Office supplies - schools, animal shelters
Towels, sheets - animal shelters
Misc. Items:
Get creative. what could that broken chair become? The seat could become a table top or shelf.
not only takes furniture and appliances that meet current environmental standards, but they also take building and decorative materials. So if you are remodeling, contact them to see if they will take any of the flooring, tiles, lighting or other materials.

Happy Earth Year...

Tuesday, April 12, 2016

New Work - Natural Science

Burrowing Owl, natural science, collage, Donna Miskend 2016
(Cynomys Ludovicianus, Bouteloua Gracias, Camnula Pellucida
Athene Cunicularia, Melanoplus Bivittatus)
I'm building my portfolio of animals starting with birds. This is the habitat of the burrowing owl on the Canadian prairies.



And a female Kestral. More to come!

Kestral, natural science, graphite, Donna Miskend 2016
(Falco Sparverius)

Tuesday, January 19, 2016

Scholastic Writing Awards for kids

I am excited and inspired after a day of reading kids' submissions to the Scholastic Writing Awards.  I read some fantastic work. And even those entry's that were less successful had kernals of wonderful work to come. I read beautifully crafted sentences. There was dialogue that made me feel I was eavesdropping,  the words were so true and genuine. There were photographic descriptions, and poetic turns of phrases that could have come from the most accomplished writers. All this from 9th-12th graders (in my batch)! Of course my fingers are crossed for the submissions I nominated. It's all subjective though, so I hope all the participants continue to write.
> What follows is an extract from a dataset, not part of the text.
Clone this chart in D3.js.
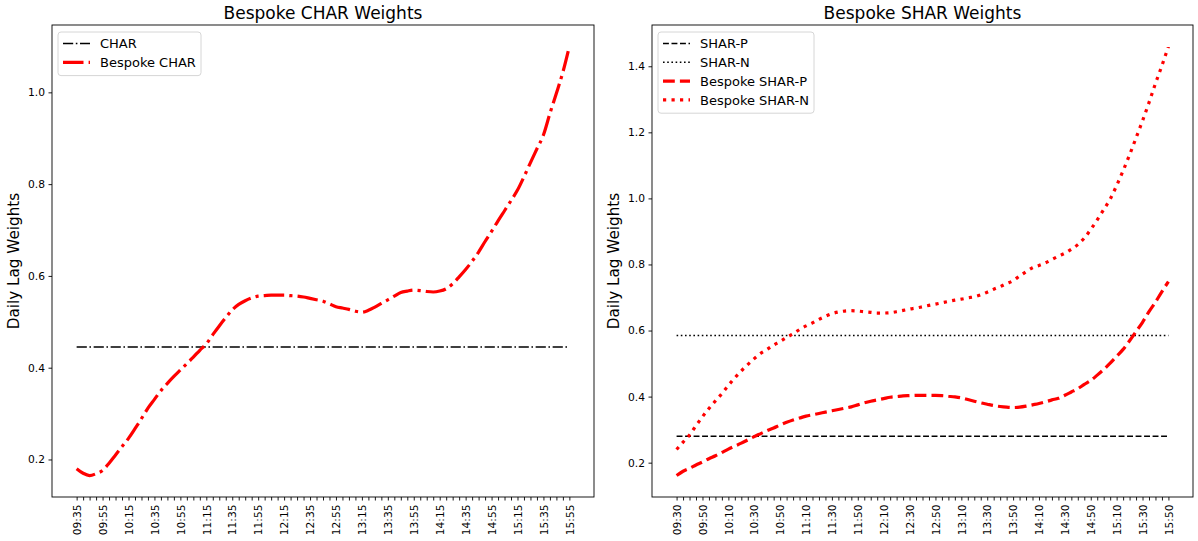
<!DOCTYPE html>
<html lang="en">
<head>
<meta charset="UTF-8">
<title>Bespoke weights</title>
<style>
  body { margin: 0; background: #fff; }
  svg text { font-family: "DejaVu Sans", sans-serif; fill: #000; }
</style>
</head>
<body>
<div id="chart"></div>
<script src="https://cdn.jsdelivr.net/npm/d3@7"></script>
<script>
// ---- data (5 minute steps) ----
const charStart = '09:35', charEnd = '15:55'
const sharStart = '09:30', sharEnd = '15:50'

const charTickLabels = ['09:35','09:55','10:15','10:35','10:55','11:15','11:35','11:55','12:15','12:35',
  '12:55','13:15','13:35','13:55','14:15','14:35','14:55','15:15','15:35','15:55']
const sharTickLabels = ['09:30','09:50','10:10','10:30','10:50','11:10','11:30','11:50','12:10','12:30',
  '12:50','13:10','13:30','13:50','14:10','14:30','14:50','15:10','15:30','15:50']

const charFlat = 0.445
const sharPFlat = 0.28
const sharNFlat = 0.585

const bespokeChar = [0.180,0.170,0.165,0.169,0.176,0.192,0.210,0.228,0.246,0.267,
  0.289,0.312,0.331,0.350,0.366,0.381,0.395,0.409,0.423,0.438,
  0.452,0.472,0.491,0.509,0.526,0.538,0.546,0.552,0.556,0.557,
  0.558,0.558,0.558,0.557,0.556,0.554,0.551,0.548,0.545,0.539,
  0.533,0.530,0.527,0.523,0.521,0.525,0.532,0.540,0.548,0.556,
  0.564,0.567,0.569,0.568,0.566,0.565,0.567,0.572,0.583,0.598,
  0.614,0.632,0.652,0.675,0.697,0.720,0.742,0.764,0.787,0.816,
  0.847,0.877,0.907,0.954,0.998,1.044,1.100]

const bespokeSharP = [0.161,0.174,0.183,0.193,0.202,0.212,0.221,0.231,0.241,0.250,
  0.259,0.269,0.279,0.288,0.297,0.305,0.314,0.322,0.329,0.335,
  0.341,0.345,0.349,0.353,0.357,0.361,0.365,0.369,0.375,0.381,
  0.386,0.390,0.394,0.398,0.400,0.402,0.403,0.404,0.404,0.404,
  0.404,0.403,0.401,0.399,0.396,0.391,0.386,0.381,0.377,0.373,
  0.370,0.368,0.367,0.368,0.371,0.375,0.379,0.384,0.390,0.395,
  0.404,0.414,0.424,0.437,0.449,0.465,0.482,0.501,0.522,0.543,
  0.569,0.597,0.625,0.657,0.686,0.718,0.748]

const bespokeSharN = [0.240,0.262,0.284,0.312,0.339,0.364,0.387,0.409,0.434,0.457,
  0.478,0.497,0.515,0.531,0.543,0.556,0.567,0.579,0.590,0.603,
  0.614,0.623,0.634,0.643,0.651,0.656,0.659,0.660,0.659,0.657,
  0.655,0.653,0.653,0.654,0.657,0.661,0.665,0.668,0.672,0.676,
  0.680,0.684,0.688,0.692,0.695,0.699,0.702,0.708,0.716,0.725,
  0.733,0.742,0.751,0.765,0.778,0.790,0.797,0.805,0.815,0.825,
  0.834,0.846,0.860,0.880,0.906,0.935,0.966,0.998,1.039,1.084,
  1.132,1.183,1.235,1.290,1.348,1.402,1.460]

// ---- drawing ----
const width = 1198, height = 541
const svg = d3.select('#chart').append('svg')
  .attr('width', width).attr('height', height)

const parse = d3.timeParse('%H:%M')
const fmt = d3.timeFormat('%H:%M')
const times = (a, b) => d3.timeMinute.every(5).range(parse(a), d3.timeMinute.offset(parse(b), 1)).map(fmt)

const dashes = {
  dashdotThin: '10.2,2.6,1.6,2.6', dashdotThick: '20.5,5.1,3.2,5.1',
  dashedThin: '5.9,2.6', dashedThick: '11.8,5.1',
  dottedThin: '1.6,2.6', dottedThick: '3.2,5.3'
}

function panel(opt) {
  const {left, right, top, bottom} = opt
  const n = opt.cats.length
  const g = svg.append('g')

  const x = d3.scaleLinear()
    .domain([-(n - 1) * 0.05, (n - 1) * 1.05])
    .range([left, right])

  let all = []
  opt.series.forEach(s => all = all.concat(s.values ? s.values : [s.flat]))
  const [lo, hi] = d3.extent(all)
  const pad = (hi - lo) * 0.05
  const y = d3.scaleLinear().domain([lo - pad, hi + pad]).range([bottom, top])

  // y axis
  const ya = g.append('g').attr('transform', `translate(${left},0)`)
    .call(d3.axisLeft(y).tickValues(opt.yTicks).tickFormat(d3.format('.1f')).tickSize(3.5).tickPadding(3.5))
  ya.select('.domain').remove()
  ya.selectAll('line').attr('stroke', '#000').attr('stroke-width', 0.9)
  ya.selectAll('text').style('font-size', '10.7px').style('font-family', '"DejaVu Sans"')

  // x axis: a tick at every bar, a label every 4th
  const xa = g.append('g').attr('transform', `translate(0,${bottom})`)
    .call(d3.axisBottom(x).tickValues(d3.range(n)).tickSize(3.5)
      .tickFormat(i => i % 4 === 0 ? opt.tickLabels[i / 4] : ''))
  xa.select('.domain').remove()
  xa.selectAll('line').attr('stroke', '#000').attr('stroke-width', 0.9)
  xa.selectAll('text')
    .attr('x', -7.5).attr('y', 0).attr('dy', '0.35em')
    .attr('transform', 'rotate(-90)')
    .style('text-anchor', 'end')
    .style('font-size', '10.7px').style('font-family', '"DejaVu Sans"')

  const line = d3.line().x((d, i) => x(i)).y(d => y(d)).curve(d3.curveMonotoneX)

  opt.series.forEach(s => {
    const vals = s.values ? s.values : opt.cats.map(() => s.flat)
    g.append('path')
      .attr('d', line(vals))
      .attr('fill', 'none')
      .attr('stroke', s.color)
      .attr('stroke-width', s.width)
      .attr('stroke-dasharray', s.dash)
  })

  // frame
  g.append('rect')
    .attr('x', left).attr('y', top)
    .attr('width', right - left).attr('height', bottom - top)
    .attr('fill', 'none').attr('stroke', '#000').attr('stroke-width', 0.9)

  // title + y label
  g.append('text')
    .attr('x', (left + right) / 2).attr('y', top - 6)
    .attr('text-anchor', 'middle')
    .style('font-size', '17px')
    .text(opt.title)

  g.append('text')
    .attr('transform', `translate(${left - 33},${(top + bottom) / 2}) rotate(-90)`)
    .attr('text-anchor', 'middle')
    .style('font-size', '15.2px')
    .text('Daily Lag Weights')

  // legend
  const lg = g.append('g').attr('transform', `translate(${left + 6},${top + 7})`)
  const rowH = 18.8
  lg.append('rect')
    .attr('width', opt.legendW).attr('height', opt.series.length * rowH + 6)
    .attr('rx', 3)
    .attr('fill', '#fff').attr('fill-opacity', 0.8)
    .attr('stroke', '#d6d6d6').attr('stroke-width', 1)
  opt.series.forEach((s, i) => {
    const cy = 11.5 + i * rowH
    lg.append('line')
      .attr('x1', 5).attr('x2', 32).attr('y1', cy).attr('y2', cy)
      .attr('stroke', s.color).attr('stroke-width', s.width)
      .attr('stroke-dasharray', s.dash)
    lg.append('text')
      .attr('x', 42).attr('y', cy).attr('dy', '0.36em')
      .style('font-size', '13px')
      .text(s.name)
  })
}

panel({
  left: 52, right: 594, top: 25, bottom: 497,
  cats: times(charStart, charEnd),
  tickLabels: charTickLabels,
  yTicks: [0.2, 0.4, 0.6, 0.8, 1.0],
  title: 'Bespoke CHAR Weights',
  legendW: 143,
  series: [
    {name: 'CHAR', flat: charFlat, color: '#000', width: 1.6, dash: dashes.dashdotThin},
    {name: 'Bespoke CHAR', values: bespokeChar, color: '#ff0000', width: 3.2, dash: dashes.dashdotThick}
  ]
})

panel({
  left: 652, right: 1193, top: 25, bottom: 497,
  cats: times(sharStart, sharEnd),
  tickLabels: sharTickLabels,
  yTicks: [0.2, 0.4, 0.6, 0.8, 1.0, 1.2, 1.4],
  title: 'Bespoke SHAR Weights',
  legendW: 156,
  series: [
    {name: 'SHAR-P', flat: sharPFlat, color: '#000', width: 1.6, dash: dashes.dashedThin},
    {name: 'SHAR-N', flat: sharNFlat, color: '#000', width: 1.6, dash: dashes.dottedThin},
    {name: 'Bespoke SHAR-P', values: bespokeSharP, color: '#ff0000', width: 3.2, dash: dashes.dashedThick},
    {name: 'Bespoke SHAR-N', values: bespokeSharN, color: '#ff0000', width: 3.2, dash: dashes.dottedThick}
  ]
})
</script>
</body>
</html>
The arts seem to be under assault these days where kids are concerned. Programs in schools are being cut in favor of a push for more math and science over arts education.  There's nothing wrong with math and science,  but I believe the emphasis in school should be on developing intellectual curiosity for life long learning, and a broad education that embraces the humanities. After school programs and libraries can also fill the gap, but they need your support. And get kids to participate. The greater the demand, the more attention these programs will receive.